▶ **REQUIRED WORK**
Reproduce the listing below exactly, beginning with its first line and ending with the line that holds "(0,0) rectangle (983,361);"; pictures are not part of the copy.

▶ **SOURCE DATA**
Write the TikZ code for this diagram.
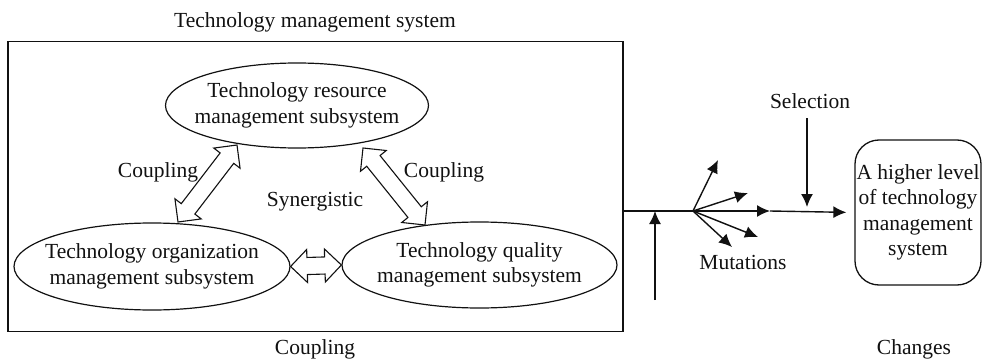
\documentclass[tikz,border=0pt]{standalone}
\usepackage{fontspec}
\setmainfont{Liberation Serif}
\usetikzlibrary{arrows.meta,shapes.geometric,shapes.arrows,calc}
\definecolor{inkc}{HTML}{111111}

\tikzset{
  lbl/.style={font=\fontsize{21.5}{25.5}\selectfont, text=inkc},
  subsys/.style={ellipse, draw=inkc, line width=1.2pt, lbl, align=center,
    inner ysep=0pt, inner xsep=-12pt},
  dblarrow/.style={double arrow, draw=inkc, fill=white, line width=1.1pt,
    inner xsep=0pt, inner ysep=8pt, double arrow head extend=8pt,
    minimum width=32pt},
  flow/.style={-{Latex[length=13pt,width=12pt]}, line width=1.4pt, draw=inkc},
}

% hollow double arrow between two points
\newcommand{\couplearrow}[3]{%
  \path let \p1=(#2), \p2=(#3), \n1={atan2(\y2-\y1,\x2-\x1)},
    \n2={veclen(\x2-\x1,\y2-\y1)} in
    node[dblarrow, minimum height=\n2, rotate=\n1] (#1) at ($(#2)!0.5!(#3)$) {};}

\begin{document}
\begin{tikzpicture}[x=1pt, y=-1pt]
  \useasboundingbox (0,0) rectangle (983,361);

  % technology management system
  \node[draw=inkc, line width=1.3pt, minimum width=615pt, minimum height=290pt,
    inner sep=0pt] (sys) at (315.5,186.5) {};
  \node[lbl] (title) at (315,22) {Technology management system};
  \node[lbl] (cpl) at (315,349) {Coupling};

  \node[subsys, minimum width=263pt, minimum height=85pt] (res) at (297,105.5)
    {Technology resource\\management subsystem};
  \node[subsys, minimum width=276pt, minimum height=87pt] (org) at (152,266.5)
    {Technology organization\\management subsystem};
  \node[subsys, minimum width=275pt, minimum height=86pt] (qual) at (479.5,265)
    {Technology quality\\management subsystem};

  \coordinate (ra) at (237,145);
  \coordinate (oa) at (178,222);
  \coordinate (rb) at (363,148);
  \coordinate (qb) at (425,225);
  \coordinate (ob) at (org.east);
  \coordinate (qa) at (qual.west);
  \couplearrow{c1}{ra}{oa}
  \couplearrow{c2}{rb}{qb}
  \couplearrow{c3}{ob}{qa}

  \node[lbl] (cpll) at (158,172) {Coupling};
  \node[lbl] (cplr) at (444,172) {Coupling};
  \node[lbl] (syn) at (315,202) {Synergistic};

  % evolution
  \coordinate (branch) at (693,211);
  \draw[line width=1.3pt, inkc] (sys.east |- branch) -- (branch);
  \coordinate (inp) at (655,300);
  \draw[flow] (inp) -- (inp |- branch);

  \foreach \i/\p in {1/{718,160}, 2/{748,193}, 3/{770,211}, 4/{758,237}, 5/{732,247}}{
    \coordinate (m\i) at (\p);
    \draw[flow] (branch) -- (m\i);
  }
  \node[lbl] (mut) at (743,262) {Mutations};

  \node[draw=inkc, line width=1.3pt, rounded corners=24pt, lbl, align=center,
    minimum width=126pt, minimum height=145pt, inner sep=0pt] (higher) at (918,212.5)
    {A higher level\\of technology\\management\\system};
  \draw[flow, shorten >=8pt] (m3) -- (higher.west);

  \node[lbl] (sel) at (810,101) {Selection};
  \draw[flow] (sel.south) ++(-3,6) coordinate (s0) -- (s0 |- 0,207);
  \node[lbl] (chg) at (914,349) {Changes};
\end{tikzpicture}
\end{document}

▶ **RESULT FOR THIS TASK**
Write the TikZ code for this diagram.
\documentclass[tikz,border=0pt]{standalone}
\usepackage{fontspec}
\setmainfont{Liberation Serif}
\usetikzlibrary{arrows.meta,shapes.geometric,shapes.arrows,calc}
\definecolor{inkc}{HTML}{111111}

\tikzset{
  lbl/.style={font=\fontsize{21.5}{25.5}\selectfont, text=inkc},
  subsys/.style={ellipse, draw=inkc, line width=1.2pt, lbl, align=center,
    inner ysep=0pt, inner xsep=-12pt},
  dblarrow/.style={double arrow, draw=inkc, fill=white, line width=1.1pt,
    inner xsep=0pt, inner ysep=8pt, double arrow head extend=8pt,
    minimum width=32pt},
  flow/.style={-{Latex[length=13pt,width=12pt]}, line width=1.4pt, draw=inkc},
}

% hollow double arrow between two points
\newcommand{\couplearrow}[3]{%
  \path let \p1=(#2), \p2=(#3), \n1={atan2(\y2-\y1,\x2-\x1)},
    \n2={veclen(\x2-\x1,\y2-\y1)} in
    node[dblarrow, minimum height=\n2, rotate=\n1] (#1) at ($(#2)!0.5!(#3)$) {};}

\begin{document}
\begin{tikzpicture}[x=1pt, y=-1pt]
  \useasboundingbox (0,0) rectangle (983,361);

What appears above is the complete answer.